Ten years from now I predict there will be four operating systems, and one of them will be Fuchsia, because only a megacorp like Google has the resources to accomplish that.
> Five years from now, I predict the only three operating systems capable of interacting with the web in any meaningful sense will be linux, macos, and windows; bsd and haiku et al will have been left by the wayside.
That is an interesting prediction. What do you think will cause the BSDs to be left by the wayside in such a short timeframe, when they are more than capable of running the latest browsers right now?
Is the browser becoming a systemd module?
I am a little concerned about the trend to push "hardware acceleration" into everything. Graphics cards and their drivers are the biggest source of grief in PCs for me.
One intriguing direction we could take is for someone to make a self-hosting browser. Doing that would mean taking all these technology dependencies and moving as many as possible into wasm, until you're just left with the kernel, a "barebones" wasm runtime, and a browser binary. I think that is within the reach of one of the big-leaguers, albeit ambitious and full of "interesting" problems and standards that will have to be broken.
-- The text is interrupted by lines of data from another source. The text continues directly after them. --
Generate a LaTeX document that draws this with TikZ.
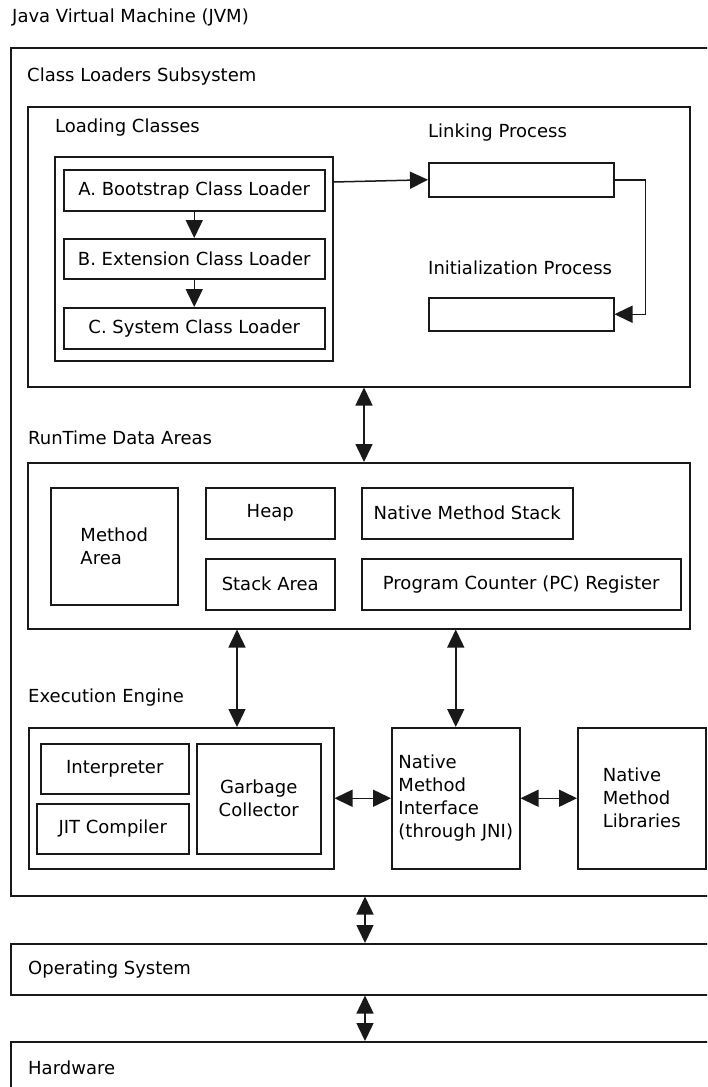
\documentclass[tikz,border=0pt]{standalone}
\usepackage{fontspec}
\setmainfont{DejaVu Sans}
\usetikzlibrary{arrows.meta}
\begin{document}
\begin{tikzpicture}[x=1pt,y=-1pt,
  font=\fontsize{18}{23}\selectfont,
  box/.style={draw=black!90, line width=1.5pt, inner sep=0pt, align=center, anchor=north west},
  lbl/.style={anchor=west, inner sep=0pt},
  tip/.tip={Triangle[length=18pt,width=17pt]},
  arr/.style={line width=1.5pt, draw=black!90, -tip},
  darr/.style={line width=1.5pt, draw=black!90, tip-tip}]
\useasboundingbox (0,0) rectangle (707,1087);
\clip (0,0) rectangle (707,1087);
% titles
\node[lbl] (tjvm) at (12,17) {Java Virtual Machine (JVM)};
\node[box, minimum width=720pt, minimum height=848pt] (jvm) at (10,47) {};
\node[lbl] (tcls) at (27,77) {Class Loaders Subsystem};
\node[box, minimum width=662pt, minimum height=280pt] (cls) at (27,106) {};
\node[lbl] (tload) at (55,128) {Loading Classes};
\node[box, minimum width=278pt, minimum height=204pt] (load) at (54,156) {};
\node[box, minimum width=261pt, minimum height=41pt] (boot) at (63,169) {A. Bootstrap Class Loader};
\node[box, minimum width=261pt, minimum height=40pt] (ext) at (63,238) {B. Extension Class Loader};
\node[box, minimum width=261pt, minimum height=41pt] (sys) at (63,307) {C. System Class Loader};
\node[lbl] (tlink) at (428,133) {Linking Process};
\node[box, minimum width=185pt, minimum height=34pt] (link) at (428,162) {};
\node[lbl] (tinit) at (428,268) {Initialization Process};
\node[box, minimum width=185pt, minimum height=33pt] (init) at (428,297) {};
% runtime
\node[lbl] (trt) at (28,438) {RunTime Data Areas};
\node[box, minimum width=662pt, minimum height=166pt] (rt) at (27,462) {};
\node[box, minimum width=127pt, minimum height=117pt, align=left] (meth) at (50,487) {Method\\Area};
\node[box, minimum width=129pt, minimum height=51pt] (heap) at (205,487) {Heap};
\node[box, minimum width=211pt, minimum height=51pt] (nms) at (361,487) {Native Method Stack};
\node[box, minimum width=129pt, minimum height=51pt] (stack) at (205,558) {Stack Area};
\node[box, minimum width=319pt, minimum height=51pt] (pc) at (361,558) {Program Counter (PC) Register};
% execution
\node[lbl] (texe) at (28,698) {Execution Engine};
\node[box, minimum width=305pt, minimum height=141pt] (exe) at (28,727) {};
\node[box, minimum width=148pt, minimum height=50pt] (interp) at (40,743) {Interpreter};
\node[box, minimum width=152pt, minimum height=50pt] (jit) at (36,803) {JIT Compiler};
\node[box, minimum width=124pt, minimum height=110pt] (gc) at (196,743) {Garbage\\Collector};
\node[box, minimum width=128pt, minimum height=141pt, align=left] (nmi) at (391,727) {Native\\Method\\Interface\\(through JNI)};
\node[box, minimum width=128pt, minimum height=141pt, align=left] (nml) at (577,727) {Native\\Method\\Libraries};
% OS / HW
\node[box, minimum width=720pt, minimum height=51pt] (os) at (10,943) {};
\node[lbl] (tos) at (28,970) {Operating System};
\node[box, minimum width=720pt, minimum height=80pt] (hw) at (10,1041) {};
\node[lbl] (thw) at (28,1068) {Hardware};
% connectors
\draw[arr] (boot) -- (ext);
\draw[arr] (ext) -- (sys);
\draw[arr] ([yshift=-26pt]load.north east) -- (link.west);
\draw[arr] (link.east) -- ++(31,0) |- (init.east);
\draw[darr] (cls.south -| 364,0) -- (rt.north -| 364,0);
\draw[darr] (rt.south -| 237,0) -- (exe.north -| 237,0);
\draw[darr] (rt.south -| nmi.north) -- (nmi.north);
\draw[darr] (exe.east) -- (nmi.west);
\draw[darr] (nmi.east) -- (nml.west);
\draw[darr] (jvm.south -| 365,0) -- (os.north -| 365,0);
\draw[darr] (os.south -| 365,0) -- (hw.north -| 365,0);
\end{tikzpicture}
\end{document}
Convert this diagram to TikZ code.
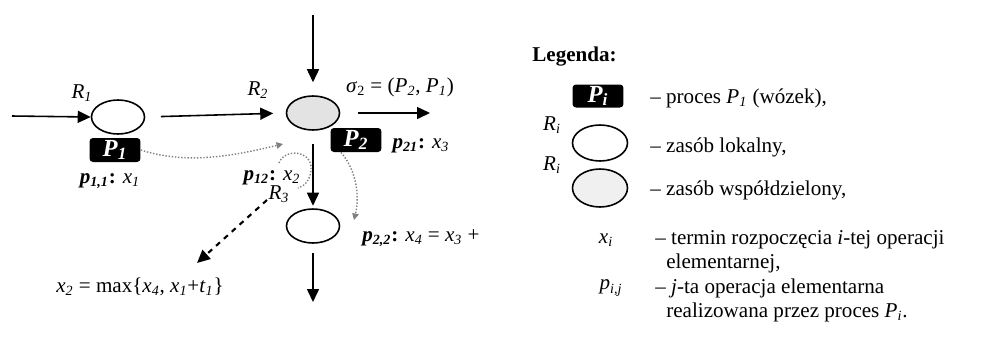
\documentclass[tikz,border=0pt]{standalone}
\usepackage{fontspec}
\setmainfont{Liberation Serif}
\usetikzlibrary{arrows.meta,shapes.geometric}
\newcommand{\ind}[2]{\textit{#1}\textsubscript{\textit{#2}}}
\newcommand{\indb}[2]{\textbf{\textit{#1}\textsubscript{\textit{#2}}:}}
\tikzset{
  zasob/.style={draw, ellipse, line width=0.9pt, minimum width=1.06cm, minimum height=0.68cm, inner sep=0pt},
  wspolny/.style={zasob, fill=gray!22},
  proces/.style={fill=black, rounded corners=2pt, minimum width=1.02cm, minimum height=0.48cm, inner sep=0pt, text=white, font=\fontsize{14}{14}\selectfont\bfseries\itshape},
  strzalka/.style={line width=0.9pt, -{Triangle[length=0.26cm,width=0.24cm]}},
  kropki/.style={gray, densely dotted, line width=0.8pt, -{Triangle[length=0.13cm,width=0.13cm]}},
  opis/.style={anchor=west, inner sep=0pt},
}
\begin{document}
\begin{tikzpicture}[x=0.02cm, y=-0.02cm, font=\fontsize{12}{14}\selectfont]
    \useasboundingbox (0,0) rectangle (988,339);
    % zasoby i procesy
    \node[zasob] (R1) at (118,117) {};
    \node[wspolny] (R2) at (313,113) {};
    \node[zasob] (R3) at (313,226) {};
    \node[proces] (P1) at (115,150) {\ind{P}{1}};
    \node[proces] (P2) at (356,140) {\ind{P}{2}};
    \node (lR1) at (82,93) {\ind{R}{1}};
    \node (lR2) at (258,90) {\ind{R}{2}};
    \node (lR3) at (279,194) {\ind{R}{3}};

    % przeplyw
    \coordinate (wej1) at (12,116);
    \coordinate (wej2) at (313,15);
    \coordinate (wyj2) at (430,113);
    \coordinate (wyj3) at (313,302);
    \draw[strzalka] (wej1) -- (R1.west);
    \draw[strzalka, shorten <=0.31cm, shorten >=0.25cm] (R1.east) -- (R2.west);
    \draw[strzalka, shorten >=0.26cm] (wej2) -- (R2.north);
    \draw[strzalka, shorten <=0.35cm] (R2.east) -- (wyj2);
    \draw[strzalka, shorten <=0.26cm, shorten >=0.05cm] (R2.south) -- (R3.north);
    \draw[strzalka, shorten <=0.19cm] (R3.south) -- (wyj3);

    % operacje
    \node (s2) at (400,87) {\textit{σ}\textsubscript{2} = (\ind{P}{2}, \ind{P}{1})};
    \node (p11) at (110,181) {\indb{p}{1,1} \ind{x}{1}};
    \node (p21) at (421,146) {\indb{p}{21} \ind{x}{3}};
    \node (p12) at (272,178) {\indb{p}{12} \ind{x}{2}};
    \node[opis] (p22) at (362,238) {\indb{p}{2,2} \ind{x}{4} = \ind{x}{3} +};
    \node (max) at (140,287) {\ind{x}{2} = max\{\ind{x}{4}, \ind{x}{1}+\ind{t}{1}\}};

    \coordinate (k1) at (283,144);
    \coordinate (k2) at (354,220);
    \draw[kropki] (P1.east) .. controls (190,166) and (240,154) .. (k1);
    \draw[kropki] ([xshift=-0.3cm]P2.south) .. controls (356,170) and (360,195) .. (k2);
    \draw[gray, densely dotted, line width=0.8pt] (279,163) .. controls (284,148) and (313,150) .. (311,170)
      .. controls (310,180) and (305,186) .. (298,188);
    \coordinate (d1) at (267,200);
    \coordinate (d2) at (197,263);
    \draw[strzalka, dashed, line width=1.2pt] (d1) -- (d2);

    % legenda
    \node[opis, font=\fontsize{12}{14}\selectfont\bfseries] (leg) at (532,57) {Legenda:};
    \node[proces, minimum height=0.46cm] (Pi) at (598,96) {\ind{P}{i}};
    \node (lRa) at (552,125) {\ind{R}{i}};
    \node[zasob, minimum width=1.1cm, minimum height=0.72cm] (Ra) at (600,143) {};
    \node (lRb) at (552,165) {\ind{R}{i}};
    \node[zasob, fill=gray!12, minimum width=1.1cm, minimum height=0.76cm] (Rb) at (600,188) {};
    \node (xi) at (606,240) {\ind{x}{i}};
    \node (pij) at (611,288) {\ind{p}{i,j}};
    \foreach \n/\x/\y/\t in {a/650/98/{– proces \ind{P}{1} (wózek),},
        b/650/147/{– zasób lokalny,},
        c/650/190/{– zasób współdzielony,},
        d/655/240/{– termin rozpoczęcia \textit{i}-tej operacji},
        e/666/263/{elementarnej,},
        f/655/288/{– \textit{j}-ta operacja elementarna},
        g/666/312/{realizowana przez proces \ind{P}{i}.}}{
      \node[opis] (opis\n) at (\x,\y) {\t};
    }
  \end{tikzpicture}
\end{document}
I'm no expert, but I believe the difficulty in writing an OS lies with the myriad of different hardware configurations you have to support. Writing drivers for poorly documented hardware is difficult. You don't get around that complexity by writing a browser. That's just an additional effort you have to make.
The point seems to be you could now use any system you wanted (as long as there is a compliant browser) and not worry if your needed app is supported or has all the features of the Windows/OSX version.
This lets you take advantage of whatever benefits your desired system provides you without a change of user experience.
I think I understand your argument now. Why do you think browsers as de factor operating systems is wrong? Their programming interface is highly standardized across implementations.
> Their programming interface is highly standardized across implementations.
It may be easier to have everyone use the same software and hardware platform everywhere. After all we do want interoperability and we do want everyone to play well with others, but, standardization and portability is a push to stop people from trying new things. The push to standardize everything is an unfortunate consequence of not having a separation of concerns, separate concerns such as content and UI.
A smaller contact area between implementations means we need only be concerned about compatibility at that interface and the rest is up to you. This keeps the area of software that we can't change to a minimum.